Carbon tax: Count me in

Even the very debate about a carbon tax has focused minds on our environmentally expensive lifestyle

Even the very debate about a carbon tax has focused minds on our environmentally expensive lifestyle. A carbon tax hits almost everything we do up here: food, heating, driving, flying, mining — you name it — has a carbon footprint and therefore attracts a carbon tax. And even at the low rate being suggested, people will notice. This is good. A decision like “Should I continue to pay a high fuel bill or should I insulate more?” is being pushed in the direction of insulate. The decision “Should I fly to Vancouver for the weekend?” is being pushed in the direction of no.

Some of our carbon footprint up here is not really under our control: Food and goods are either trucked up here or we go without. The carbon intensity of that shipping is not under our control. Hence the phrase “revenue neutral”: tax all carbon usage, then pay people back at a flat rate. That way people who fly less, drive less, insulate more are ahead of the game. People who fly, drive and consume more, will pay more. Some activities become economically less attractive. That is the reality of what happens when we start to address climate change seriously.

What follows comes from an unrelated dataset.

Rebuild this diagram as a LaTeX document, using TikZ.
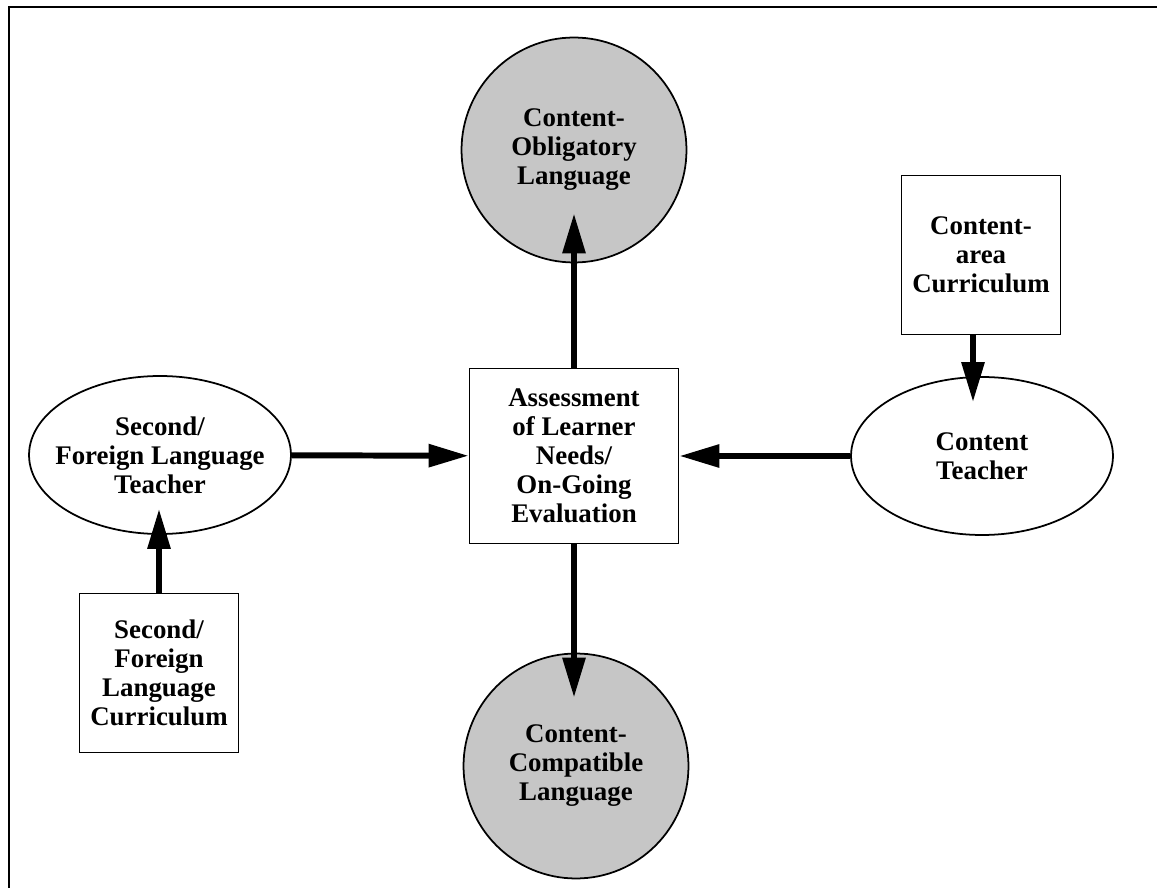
\documentclass[tikz,border=0pt]{standalone}
\usepackage{fontspec}
\setmainfont{Liberation Serif}
\usetikzlibrary{arrows.meta, shapes.geometric, positioning}
\tikzset{>={Triangle[length=0.8cm,width=0.44cm]}}
\tikzset{
  lbl/.style={align=center, font=\fontsize{15.3}{16.5}\selectfont\bfseries, line width=1pt, inner sep=2pt},
  sqbox/.style={lbl, draw, rectangle, minimum width=3.18cm, minimum height=3.18cm},
  lang/.style={lbl, draw, circle, fill=gray!45, minimum size=4.5cm},
  tchr/.style={lbl, draw, ellipse, minimum width=5.24cm, minimum height=3.16cm},
  arr/.style={->, line width=3.4pt}
}
\begin{document}
\begin{tikzpicture}[x=0.02cm, y=-0.02cm]
  \useasboundingbox (0,0) rectangle (1157,888);
  \draw [line width=1.3pt] (9,900) -- (9,7) -- (1170,7);
  % centre
  \node[lbl, draw, minimum width=4.18cm, minimum height=3.5cm] (assess) at (574,456)
    {Assessment\\of Learner\\Needs/\\On-Going\\Evaluation};
  \node[lang] (oblig) at (574,150) {Content-\\Obligatory\\Language};
  \node[lang] (compat) at (576,766) {Content-\\Compatible\\Language};
  % left
  \node[tchr] (slteach) at (160,455) {Second/\\\makebox[3cm]{Foreign Language}\\Teacher};
  \node[sqbox] (slcurr) at (159,673) {Second/\\Foreign\\Language\\Curriculum};
  % right
  \node[tchr] (cteach) at (982,456) {Content\\Teacher};
  \node[sqbox] (cacurr) at (981,255) {Content-\\area\\Curriculum};
  \coordinate (cadown) at ([xshift=-0.16cm]cacurr.south);
  % arrows
  \draw[arr, shorten >=-1cm] (assess) -- (oblig);
  \draw[arr, shorten >=-0.9cm] (assess.south) -- (assess.south |- compat.north);
  \draw[arr] (slteach) -- (assess);
  \draw[arr] (cteach) -- (assess);
  \draw[arr, shorten >=-0.52cm] (slcurr) -- (slcurr.north |- slteach.south);
  \draw[arr, shorten >=-0.52cm] (cadown) -- (cadown |- cteach.north);
\end{tikzpicture}
\end{document}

Now some people will be hit, those who can not afford it or are in no position to alter their carbon footprint. People on low incomes in rented accommodation, for instance. The way the revenues from the carbon tax are divvied out has to address that inequity. And that means almost certainly that the revenues have to go to the communities more than to Whitehorse, and to the poor rather than the middle classes. I welcome this tax. It applies economic pressure for better environmental behaviour.

I like Air North. They are a very good airline, but their complaints about the proposed carbon tax are not surprising, and should be considered like the complaints of horse whip manufacturers as cars took over. Flying is going to get more expensive and less common.

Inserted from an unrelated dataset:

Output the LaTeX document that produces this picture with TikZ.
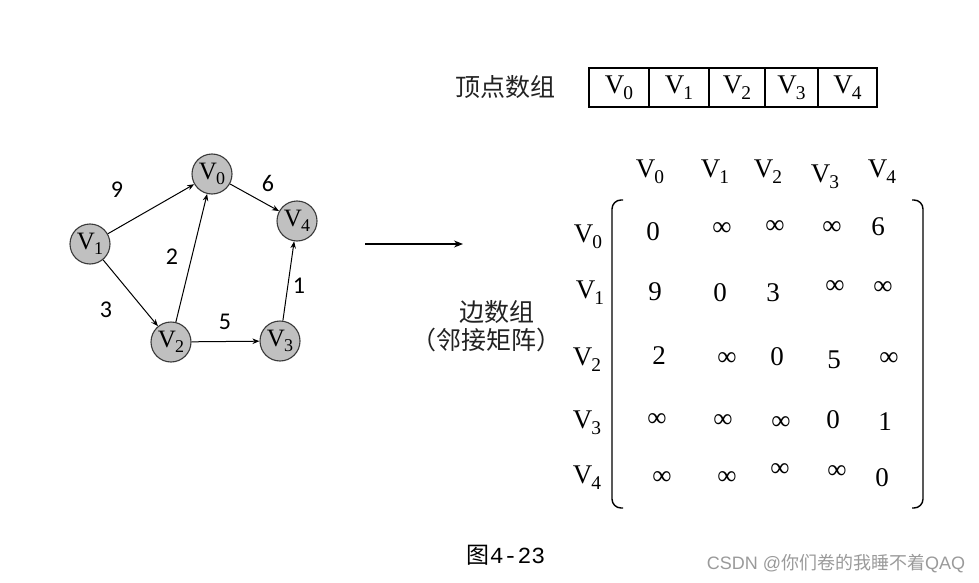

I have sympathy for placer miners, but if the global environmental cost of their activity is high, then something has to change.

These changes are coming at us whether we like them or not. A gradual introduction of a carbon tax is better than climate change coming at us uncontrolled. It is like the difference between having a 50-pound weight lowered onto your back or a 50-pound weight dropped on your back. Neither is pleasant, but one is clearly preferable to the other.